I have always been a little curious about the Red Scare that Americans experienced in the 1950s and McCarthyism, but have come across only one book (a tween book called Catch a Tiger by The Toe) that really explored the topic.

Jillian Cantor's newest book didn't immediately catch my eye, but when I read the synopsis recently, I knew it was a book I would enjoy.  

I'm a big fan of fictionalized biographies (I loved The Aviator's Wife) and The Hours Count is just as good as that one was.

Millie and her husband Ed live next to Ethel and Julius Rosenberg.  Although the families aren't exactly friends, Millie gets to know Ethel over time as a caring and devoted mother.  Millie isn't happy in her marriage to Ed who came to the United States from Russia and isn't especially kind or caring.  He works for Julius, although it appears that the relationship he has with his boss is not without it's troubles as well.

As people become worried about Communism in the United States, Millie catches bits and pieces of this in the news and fantasizes that perhaps Ed is a spy and his arrest will mean that she will no longer have to be married to him.

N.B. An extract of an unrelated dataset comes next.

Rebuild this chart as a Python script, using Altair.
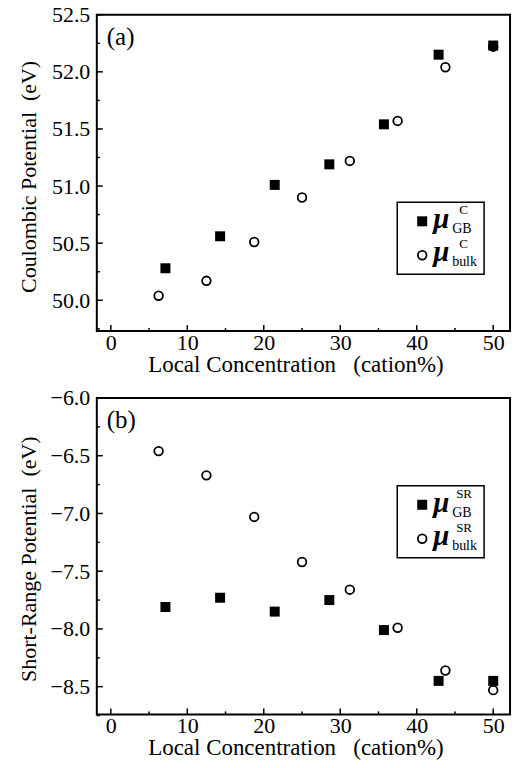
import altair as alt
import pandas as pd

# ---- data ----
gb_x = [7.14, 14.29, 21.43, 28.57, 35.71, 42.86, 50.0]
bulk_x = [6.25, 12.5, 18.75, 25.0, 31.25, 37.5, 43.75, 50.0]
coul_gb = [50.28, 50.56, 51.01, 51.19, 51.54, 52.15, 52.23]
coul_bulk = [50.04, 50.17, 50.51, 50.90, 51.22, 51.57, 52.04, 52.22]
sr_gb = [-7.81, -7.73, -7.85, -7.75, -8.01, -8.45, -8.45]
sr_bulk = [-6.46, -6.67, -7.03, -7.42, -7.66, -7.99, -8.36, -8.53]

x_major = [0, 10, 20, 30, 40, 50]
x_minor = [5, 15, 25, 35, 45]
coul_major = [50.0, 50.5, 51.0, 51.5, 52.0, 52.5]
coul_minor = [49.75, 50.25, 50.75, 51.25, 51.75, 52.25]
sr_major = [-8.5, -8.0, -7.5, -7.0, -6.5, -6.0]
sr_minor = [-8.75, -8.25, -7.75, -7.25, -6.75, -6.25]

x_domain = [-1.83, 52.2]
coul_domain = [49.73, 52.5]
sr_domain = [-8.74, -6.0]

NB = "\u00a0"
x_title = "Local Concentration" + NB * 3 + "(cation%)"
coul_title = "Coulombic Potential" + NB * 2 + "(eV)"
sr_title = "Short-Range Potential" + NB * 2 + "(eV)"

FONT = "Liberation Serif"
W, H = 414, 317


def one(text, x, y, size, style="normal", weight="normal"):
    return alt.Chart(pd.DataFrame({"t": [text]})).mark_text(
        font=FONT, fontSize=size, fontStyle=style, fontWeight=weight,
        align="left", baseline="alphabetic", color="black").encode(
        text="t:N", x=alt.value(x), y=alt.value(y))


def panel(y_vals_gb, y_vals_bulk, y_dom, y_major, y_minor, ytitle, tag,
          leg_sup, by, circles_on_top, title_y):
    xs = alt.Scale(domain=x_domain, nice=False, zero=False)
    ys = alt.Scale(domain=y_dom, nice=False, zero=False)
    gb = pd.DataFrame({"x": gb_x, "y": y_vals_gb})
    bk = pd.DataFrame({"x": bulk_x, "y": y_vals_bulk})

    base_axis = alt.X("x:Q", scale=xs, axis=alt.Axis(
        values=x_major, format="d", ticks=False, domain=False, grid=False,
        labelFont=FONT, labelFontSize=22, labelColor="black", labelPadding=1,
        title=x_title, titleFont=FONT,
        titleFontSize=23, titleFontWeight="normal", titleColor="black",
        titleBaseline="alphabetic", titleY=40, titleX=199))
    yaxis = alt.Y("y:Q", scale=ys, axis=alt.Axis(
        values=y_major, format=".1f", ticks=False, domain=False, grid=False,
        labelFont=FONT, labelFontSize=22, labelColor="black", labelPadding=7,
        title=ytitle, titleFont=FONT, titleFontSize=22,
        titleFontWeight="normal", titleColor="black",
        titleBaseline="alphabetic", titleX=-61, titleY=title_y, titleAngle=-90))

    sq = alt.Chart(gb).mark_point(shape="square", filled=True, color="black",
                                  size=100, opacity=1).encode(x=base_axis, y=yaxis)
    ci = alt.Chart(bk).mark_point(shape="circle", filled=False, fill="white",
                                  fillOpacity=1, stroke="black", strokeWidth=1.8,
                                  size=75, opacity=1).encode(
        x=alt.X("x:Q", scale=xs), y=alt.Y("y:Q", scale=ys))

    # inward ticks
    xt_maj = alt.Chart(pd.DataFrame({"v": x_major})).mark_rule(
        color="black", strokeWidth=1.5).encode(
        x=alt.X("v:Q", scale=xs), y=alt.value(H), y2=alt.value(H - 6))
    xt_min = alt.Chart(pd.DataFrame({"v": x_minor})).mark_rule(
        color="black", strokeWidth=1.5).encode(
        x=alt.X("v:Q", scale=xs), y=alt.value(H), y2=alt.value(H - 3))
    yt_maj = alt.Chart(pd.DataFrame({"v": y_major})).mark_rule(
        color="black", strokeWidth=1.5).encode(
        y=alt.Y("v:Q", scale=ys), x=alt.value(0), x2=alt.value(6))
    yt_min = alt.Chart(pd.DataFrame({"v": y_minor})).mark_rule(
        color="black", strokeWidth=1.5).encode(
        y=alt.Y("v:Q", scale=ys), x=alt.value(0), x2=alt.value(3))

    tag_t = alt.Chart(pd.DataFrame({"t": [tag]})).mark_text(
        font=FONT, fontSize=25, align="left", baseline="alphabetic",
        color="black").encode(text="t:N", x=alt.value(10), y=alt.value(30))

    # legend box
    bx = 301
    box = alt.Chart(pd.DataFrame({"a": [0]})).mark_rect(
        fill="white", stroke="black", strokeWidth=1.5).encode(
        x=alt.value(bx), x2=alt.value(bx + 87), y=alt.value(by), y2=alt.value(by + 72))
    leg_sq = alt.Chart(pd.DataFrame({"a": [0]})).mark_point(
        shape="square", filled=True, color="black", size=100, opacity=1).encode(
        x=alt.value(bx + 25), y=alt.value(by + 19))
    leg_ci = alt.Chart(pd.DataFrame({"a": [0]})).mark_point(
        shape="circle", filled=False, stroke="black", strokeWidth=1.8,
        size=75, opacity=1).encode(x=alt.value(bx + 25), y=alt.value(by + 53))
    legend_texts = [
        one("μ", bx + 36, by + 26, 29, "italic", "bold"),
        one("μ", bx + 36, by + 59, 29, "italic", "bold"),
        one(leg_sup, bx + 56 + (6 if leg_sup == "C" else 3), by + 12, 13),
        one(leg_sup, bx + 56 + (6 if leg_sup == "C" else 3), by + 46, 13),
        one("GB", bx + 55, by + 31, 14),
        one("bulk", bx + 55, by + 64, 14),
    ]

    pts = [sq, ci] if circles_on_top else [ci, sq]
    return alt.layer(*pts, xt_maj, xt_min, yt_maj, yt_min, tag_t,
                     box, leg_sq, leg_ci, *legend_texts).properties(width=W, height=H)


pa = panel(coul_gb, coul_bulk, coul_domain, coul_major, coul_minor,
           coul_title, "(a)", "C", 188, False, 162)
pb = panel(sr_gb, sr_bulk, sr_domain, sr_major, sr_minor,
           sr_title, "(b)", "SR", 88, True, 161)

chart = alt.vconcat(pa, pb, spacing=67, bounds="flush").properties(
    padding={"left": 17, "top": 2, "right": 20, "bottom": 10},
    background="white",
).configure_view(stroke="black", strokeWidth=2).configure_axis(
    labelFlush=False, labelOverlap=False)

chart.save("out.html", embed_options={"renderer": "svg", "actions": False})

And when she meets Jacob Gold, a therapist who tries to help with her son David who does not speak, many more questions arise about Ed, the Rosenbergs and even Jacob Gold.

This is Millie's story, and yet it is so intertwined with the Rosenbergs, that it is Ethel and Julius Rosenberg's as well.  Cantor's novel is a work of fiction, but it was so enjoyable and so intriguing to learn a bit more about the Rosenbergs that I now want to read more about them.

Add this on to your fall's must read list.